The Daily Check-In for Sunday, September 18th: Just for today, I am NOT drinking!

We may be anonymous strangers on the internet, but we have one thing in common. We may be a world apart, but we're here together!

Welcome to the 24 hour pledge!

I'm pledging myself to not drinking today, and invite you to do the same.

Maybe you're new to /r/stopdrinking and have a hard time deciding what to do next. Maybe you're like me and feel you need a daily commitment or maybe you've been sober for a long time and want to inspire others.

It doesn't matter if you're still hung over from a three day bender or been sober for years, if you just woke up or have already completed a sober day. For the next 24 hours, lets not drink alcohol!


This pledge is a statement of intent. Today we don't set out trying not to drink, we make a conscious decision not to drink. It sounds simple, but all of us know it can be hard and sometimes impossible. The group can support and inspire us, yet only one person can decide if we drink today. Give that person the right mindset!

What happens if we can't keep to our pledge? We give up or try again. And since we're here in /r/stopdrinking, we're not ready to give up.

What this is: A simple thread where we commit to not drinking alcohol for the next 24 hours, posting to show others that they're not alone and making a pledge to ourselves. Anybody can join and participate at any time, you do not have to be a regular at /r/stopdrinking or have followed the pledges from the beginning.

What this isn't: A good place for a detailed introduction of yourself, directly seek advice or share lengthy stories. You'll get a more personal response in your own thread.


This post goes up at:

  • US - Night/Early Morning

  • Europe - Morning

  • Asia and Australia - Evening/Night

A link to the current Daily Check-In post can always be found near the top of the sidebar.


Hello all my beautiful SD friends! I’m amberbuhbamber and I’m sooooo excited to be hosting the DCI this week! This sub means so much to me personally and to my Sobriety, so I thought embracing my inner Teacher’s Pet and hosting would be a great way to give back to SD a little.

I think it’s important to share and hear a lot of different stories to be able to identify with ones like our own, so today I’ll talk a little about how my drinking problem looked.

My first time getting drunk was on my 16th birthday. At the time, it felt like the most fun thing I’d ever done, and I was hooked. My parents are alcoholics too, and my mom fully facilitated my drinking through my teen years. Her reasoning was that I was responsible and a straight-A student, so she might as well let the kid drink beer and do drugs at home until she passes out, right? I didn’t know any better, so it sounded good to me at the time.

Over the next 12 years of highschool, college, and my career, I was never a sun-up to sun-down daily drinker, but I was definitely a hardcore binge drinker. I could never stop once I’d had that first drink. I can’t count how many close calls I had with the law, with my safety, with my life. But that’s all they ever were - close calls. I blacked out every time and made a fool of myself, but I never drove drunk, I never went to jail, I never ended up in the hospital, so my drinking didn’t feel like a big deal.
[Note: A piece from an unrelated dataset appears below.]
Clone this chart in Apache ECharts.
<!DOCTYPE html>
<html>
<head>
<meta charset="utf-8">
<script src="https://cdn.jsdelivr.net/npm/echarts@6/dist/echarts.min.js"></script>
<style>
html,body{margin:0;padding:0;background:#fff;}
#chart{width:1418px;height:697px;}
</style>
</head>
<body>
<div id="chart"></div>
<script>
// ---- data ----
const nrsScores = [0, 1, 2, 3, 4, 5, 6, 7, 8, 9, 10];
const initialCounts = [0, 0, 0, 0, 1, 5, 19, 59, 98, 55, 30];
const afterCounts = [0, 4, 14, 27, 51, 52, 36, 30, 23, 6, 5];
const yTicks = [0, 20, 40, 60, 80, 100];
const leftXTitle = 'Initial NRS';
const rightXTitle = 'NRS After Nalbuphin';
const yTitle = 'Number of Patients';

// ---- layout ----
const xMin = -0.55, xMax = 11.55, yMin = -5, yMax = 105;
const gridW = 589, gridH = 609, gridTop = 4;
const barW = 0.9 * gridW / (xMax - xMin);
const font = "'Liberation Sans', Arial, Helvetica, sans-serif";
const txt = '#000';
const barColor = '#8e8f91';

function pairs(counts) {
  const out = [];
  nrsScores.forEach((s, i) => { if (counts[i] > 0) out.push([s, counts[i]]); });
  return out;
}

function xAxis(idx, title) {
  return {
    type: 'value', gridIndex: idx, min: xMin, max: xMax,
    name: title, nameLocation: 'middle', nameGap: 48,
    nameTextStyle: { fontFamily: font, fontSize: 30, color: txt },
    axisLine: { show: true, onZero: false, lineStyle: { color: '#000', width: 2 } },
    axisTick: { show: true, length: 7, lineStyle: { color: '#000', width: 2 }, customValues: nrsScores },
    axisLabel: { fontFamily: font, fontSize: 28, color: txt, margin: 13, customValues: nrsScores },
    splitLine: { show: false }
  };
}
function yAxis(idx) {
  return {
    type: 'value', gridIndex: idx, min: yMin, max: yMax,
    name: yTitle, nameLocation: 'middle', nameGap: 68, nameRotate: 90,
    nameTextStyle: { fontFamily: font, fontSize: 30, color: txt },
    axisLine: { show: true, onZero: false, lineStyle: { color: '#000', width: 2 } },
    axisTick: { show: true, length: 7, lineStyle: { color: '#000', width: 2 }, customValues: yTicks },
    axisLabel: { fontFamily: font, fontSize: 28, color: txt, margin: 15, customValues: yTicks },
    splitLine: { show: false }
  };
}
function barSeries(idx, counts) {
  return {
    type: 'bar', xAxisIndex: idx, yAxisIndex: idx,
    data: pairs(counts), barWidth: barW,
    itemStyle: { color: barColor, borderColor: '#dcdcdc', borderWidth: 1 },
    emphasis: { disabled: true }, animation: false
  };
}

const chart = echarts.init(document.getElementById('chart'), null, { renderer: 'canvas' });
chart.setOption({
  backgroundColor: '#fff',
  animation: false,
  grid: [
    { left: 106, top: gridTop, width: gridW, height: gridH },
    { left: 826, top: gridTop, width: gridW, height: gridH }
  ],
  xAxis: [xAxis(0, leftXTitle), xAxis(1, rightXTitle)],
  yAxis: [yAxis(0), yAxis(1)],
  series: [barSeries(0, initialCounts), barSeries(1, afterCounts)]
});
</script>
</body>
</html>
I finally realized I needed to cool it on the drinking and I actively tried, and failed, to stop for the last 4 years. It would never stick. I felt alone. I didn’t know any moderate problem drinkers like me, so I wasn’t fully convinced that I even had a problem. Then in comes this sub - SD has helped me realize that drinking problems fall on a wide spectrum, that I was most definitely on that spectrum, and that I wasn’t alone. I started to read so many stories that sounded exactly like mine. If they could realize that they had a problem and could quit, then I could too.

Tomorrow, I’ll talk some more about my experience with Sobriety these last 8 months and how it finally stuck for me.

Today, if you’d like to share, let’s hear a little about you and your story. Whether you’re new to this sub, a long time lurker, new to trying to control your drinking entirely, or an active Sober SD Vet… whatever your deal is, let’s hear it :)

Oh yeah and, most definitely, IWNDWYT!